STATED PROBLEM » Will you write out the data exactly, excluding every picture?

SUPPLIED INFORMATION »
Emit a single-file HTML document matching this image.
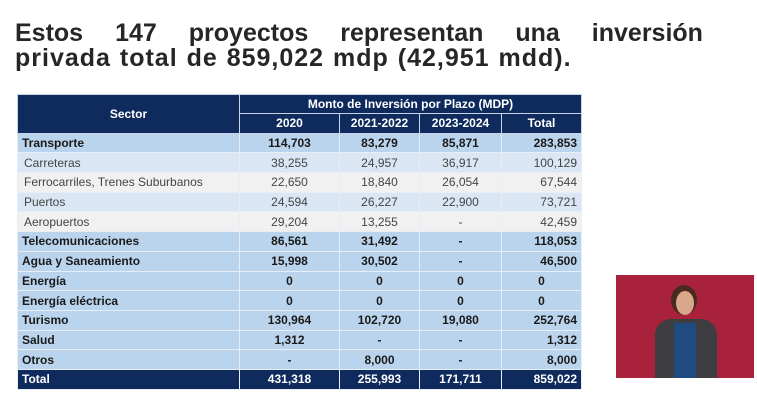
<!DOCTYPE html>
<html><head><meta charset="utf-8"><style>
*{margin:0;padding:0;box-sizing:border-box}
body{width:757px;height:413px;background:#fff;position:relative;overflow:hidden;font-family:"Liberation Sans",sans-serif}
.t1{position:absolute;left:15px;top:19px;width:688px;display:flex;justify-content:space-between;font-size:25px;color:#262626;font-weight:bold}
.t2{position:absolute;left:15px;top:44px;font-size:25px;color:#262626;font-weight:bold;letter-spacing:1px;word-spacing:1px}
table{position:absolute;left:17px;top:94px;border-collapse:collapse;font-size:12px;color:#1a1a1a}
td,th{height:19.7px;padding:0 4px;border:1px solid #e8eef6;white-space:nowrap}
th{background:#0f2b5e;color:#fff;font-weight:bold;font-size:12px;border:1px solid #c8d4e6}
td.n{text-align:center}
td.r{text-align:right}
tr.b td{background:#bad4ee;font-weight:bold}
tr.l td{background:#dae6f4;color:#444}
tr.w td{background:#f1f1f1;color:#444}
tr.l td:first-child,tr.w td:first-child{padding-left:6px}
tr.tot td{background:#0f2b5e;color:#fff;font-weight:bold}
</style></head><body>
<div class="t1"><span>Estos</span><span>147</span><span>proyectos</span><span>representan</span><span>una</span><span>inversión</span></div>
<div class="t2">privada total de 859,022 mdp (42,951 mdd).</div>
<table>
<colgroup><col style="width:222px"><col style="width:100px"><col style="width:80px"><col style="width:82px"><col style="width:80px"></colgroup>
<tr><th rowspan="2" style="height:38px">Sector</th><th colspan="4" style="height:19px">Monto de Inversión por Plazo (MDP)</th></tr>
<tr><th style="height:19px">2020</th><th>2021-2022</th><th>2023-2024</th><th>Total</th></tr>
<tr class="b"><td>Transporte</td><td class="n">114,703</td><td class="n">83,279</td><td class="n">85,871</td><td class="r">283,853</td></tr>
<tr class="l"><td>Carreteras</td><td class="n">38,255</td><td class="n">24,957</td><td class="n">36,917</td><td class="r">100,129</td></tr>
<tr class="w"><td>Ferrocarriles, Trenes Suburbanos</td><td class="n">22,650</td><td class="n">18,840</td><td class="n">26,054</td><td class="r">67,544</td></tr>
<tr class="l"><td>Puertos</td><td class="n">24,594</td><td class="n">26,227</td><td class="n">22,900</td><td class="r">73,721</td></tr>
<tr class="w"><td>Aeropuertos</td><td class="n">29,204</td><td class="n">13,255</td><td class="n">-</td><td class="r">42,459</td></tr>
<tr class="b"><td>Telecomunicaciones</td><td class="n">86,561</td><td class="n">31,492</td><td class="n">-</td><td class="r">118,053</td></tr>
<tr class="b"><td>Agua y Saneamiento</td><td class="n">15,998</td><td class="n">30,502</td><td class="n">-</td><td class="r">46,500</td></tr>
<tr class="b"><td>Energía</td><td class="n">0</td><td class="n">0</td><td class="n">0</td><td class="n">0</td></tr>
<tr class="b"><td>Energía eléctrica</td><td class="n">0</td><td class="n">0</td><td class="n">0</td><td class="n">0</td></tr>
<tr class="b"><td>Turismo</td><td class="n">130,964</td><td class="n">102,720</td><td class="n">19,080</td><td class="r">252,764</td></tr>
<tr class="b"><td>Salud</td><td class="n">1,312</td><td class="n">-</td><td class="n">-</td><td class="r">1,312</td></tr>
<tr class="b"><td>Otros</td><td class="n">-</td><td class="n">8,000</td><td class="n">-</td><td class="r">8,000</td></tr>
<tr class="tot"><td>Total</td><td class="n">431,318</td><td class="n">255,993</td><td class="n">171,711</td><td class="r">859,022</td></tr>
</table>
<div style="position:absolute;left:616px;top:275px;width:138px;height:103px;background:#a9223c">
<div style="position:absolute;left:55px;top:10px;width:26px;height:30px;border-radius:50%;background:#4a2a20"></div>
<div style="position:absolute;left:60px;top:16px;width:18px;height:24px;border-radius:50%;background:#d9a88a"></div>
<div style="position:absolute;left:39px;top:44px;width:62px;height:59px;border-radius:16px 16px 0 0;background:#3d3d42"></div>
<div style="position:absolute;left:58px;top:48px;width:22px;height:55px;background:#1f4b80"></div>
</div>
</body></html>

WRITTEN SOLUTION »
Emit a single-file HTML document matching this image.
<!DOCTYPE html>
<html><head><meta charset="utf-8"><style>
*{margin:0;padding:0;box-sizing:border-box}
body{width:757px;height:413px;background:#fff;position:relative;overflow:hidden;font-family:"Liberation Sans",sans-serif}
.t1{position:absolute;left:15px;top:19px;width:688px;display:flex;justify-content:space-between;font-size:25px;color:#262626;font-weight:bold}
.t2{position:absolute;left:15px;top:44px;font-size:25px;color:#262626;font-weight:bold;letter-spacing:1px;word-spacing:1px}
table{position:absolute;left:17px;top:94px;border-collapse:collapse;font-size:12px;color:#1a1a1a}
td,th{height:19.7px;padding:0 4px;border:1px solid #e8eef6;white-space:nowrap}
th{background:#0f2b5e;color:#fff;font-weight:bold;font-size:12px;border:1px solid #c8d4e6}
td.n{text-align:center}
td.r{text-align:right}
tr.b td{background:#bad4ee;font-weight:bold}
tr.l td{background:#dae6f4;color:#444}
tr.w td{background:#f1f1f1;color:#444}
tr.l td:first-child,tr.w td:first-child{padding-left:6px}
tr.tot td{background:#0f2b5e;color:#fff;font-weight:bold}
</style></head><body>
<div class="t1"><span>Estos</span><span>147</span><span>proyectos</span><span>representan</span><span>una</span><span>inversión</span></div>
<div class="t2">privada total de 859,022 mdp (42,951 mdd).</div>
<table>
<colgroup><col style="width:222px"><col style="width:100px"><col style="width:80px"><col style="width:82px"><col style="width:80px"></colgroup>
<tr><th rowspan="2" style="height:38px">Sector</th><th colspan="4" style="height:19px">Monto de Inversión por Plazo (MDP)</th></tr>
<tr><th style="height:19px">2020</th><th>2021-2022</th><th>2023-2024</th><th>Total</th></tr>
<tr class="b"><td>Transporte</td><td class="n">114,703</td><td class="n">83,279</td><td class="n">85,871</td><td class="r">283,853</td></tr>
<tr class="l"><td>Carreteras</td><td class="n">38,255</td><td class="n">24,957</td><td class="n">36,917</td><td class="r">100,129</td></tr>
<tr class="w"><td>Ferrocarriles, Trenes Suburbanos</td><td class="n">22,650</td><td class="n">18,840</td><td class="n">26,054</td><td class="r">67,544</td></tr>
<tr class="l"><td>Puertos</td><td class="n">24,594</td><td class="n">26,227</td><td class="n">22,900</td><td class="r">73,721</td></tr>
<tr class="w"><td>Aeropuertos</td><td class="n">29,204</td><td class="n">13,255</td><td class="n">-</td><td class="r">42,459</td></tr>
<tr class="b"><td>Telecomunicaciones</td><td class="n">86,561</td><td class="n">31,492</td><td class="n">-</td><td class="r">118,053</td></tr>
<tr class="b"><td>Agua y Saneamiento</td><td class="n">15,998</td><td class="n">30,502</td><td class="n">-</td><td class="r">46,500</td></tr>
<tr class="b"><td>Energía</td><td class="n">0</td><td class="n">0</td><td class="n">0</td><td class="n">0</td></tr>
<tr class="b"><td>Energía eléctrica</td><td class="n">0</td><td class="n">0</td><td class="n">0</td><td class="n">0</td></tr>
<tr class="b"><td>Turismo</td><td class="n">130,964</td><td class="n">102,720</td><td class="n">19,080</td><td class="r">252,764</td></tr>
<tr class="b"><td>Salud</td><td class="n">1,312</td><td class="n">-</td><td class="n">-</td><td class="r">1,312</td></tr>
<tr class="b"><td>Otros</td><td class="n">-</td><td class="n">8,000</td><td class="n">-</td><td class="r">8,000</td></tr>
<tr class="tot"><td>Total</td><td class="n">431,318</td><td class="n">255,993</td><td class="n">171,711</td><td class="r">859,022</td></tr>
</table>
<div style="position:absolute;left:616px;top:275px;width:138px;height:103px;background:#a9223c">
<div style="position:absolute;left:55px;top:10px;width:26px;height:30px;border-radius:50%;background:#4a2a20"></div>
<div style="position:absolute;left:60px;top:16px;width:18px;height:24px;border-radius:50%;background:#d9a88a"></div>
<div style="position:absolute;left:39px;top:44px;width:62px;height:59px;border-radius:16px 16px 0 0;background:#3d3d42"></div>
<div style="position:absolute;left:58px;top:48px;width:22px;height:55px;background:#1f4b80"></div>
</div>
</body></html>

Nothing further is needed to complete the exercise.